- Hurricane Location within the state of Alabama
- Coordinates: 30°50′28″N 87°54′07″W﻿ / ﻿30.84111°N 87.90194°W
- Country: United States
- State: Alabama
- County: Baldwin
- Elevation: 30 ft (9.1 m)
- Time zone: UTC-6 (Central (CST))
- • Summer (DST): UTC-5 (CDT)
- Area code: 251

= Hurricane, Alabama =

Unincorporated community in Alabama, United States

Hurricane is an unincorporated community in Baldwin County, Alabama on the Tensaw River about 12 miles north of Spanish Fort, Alabama.

==History==
Variant names were "Hurricane Bayou" and "Tensaw Station".

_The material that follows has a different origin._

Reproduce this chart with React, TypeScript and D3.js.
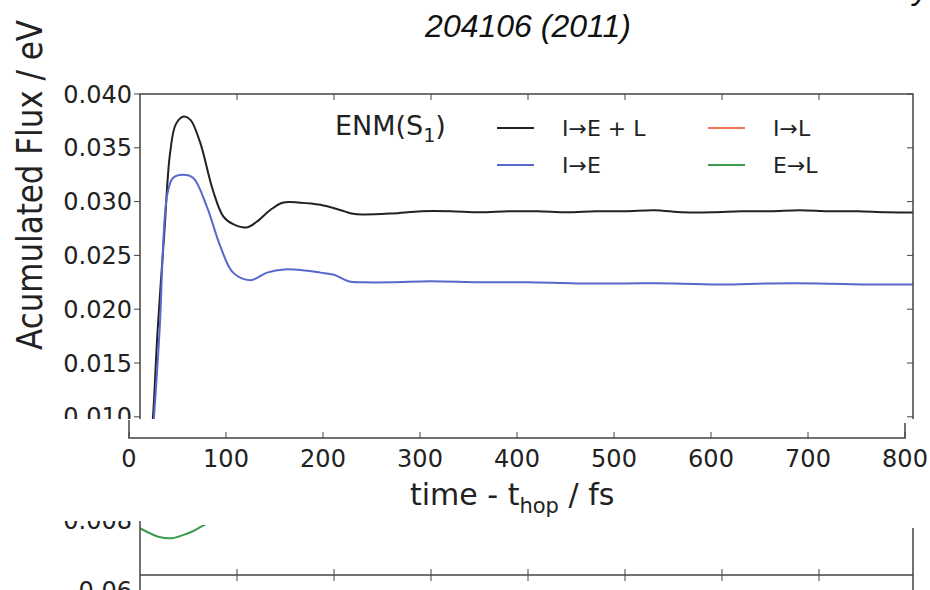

During the Civil War, it was called Tensaw Station, the final station on the Mobile and Great Northern Railroad, which was a crucial link in connecting Montgomery to Meridian. Because of a rail gap between Montgomery and Selma, war time soldiers and supplies were routed on trains from Montgomery to Tensaw Station via Pollard, then transferred to steamship headed for Mobile, to be reload on trains to Meridian.

A post office called Hurricane Bayou was established in 1877, the name was changed to Hurricane in 1895, and the post office closed in 1962. The community was named for the fact a hurricane had struck the area.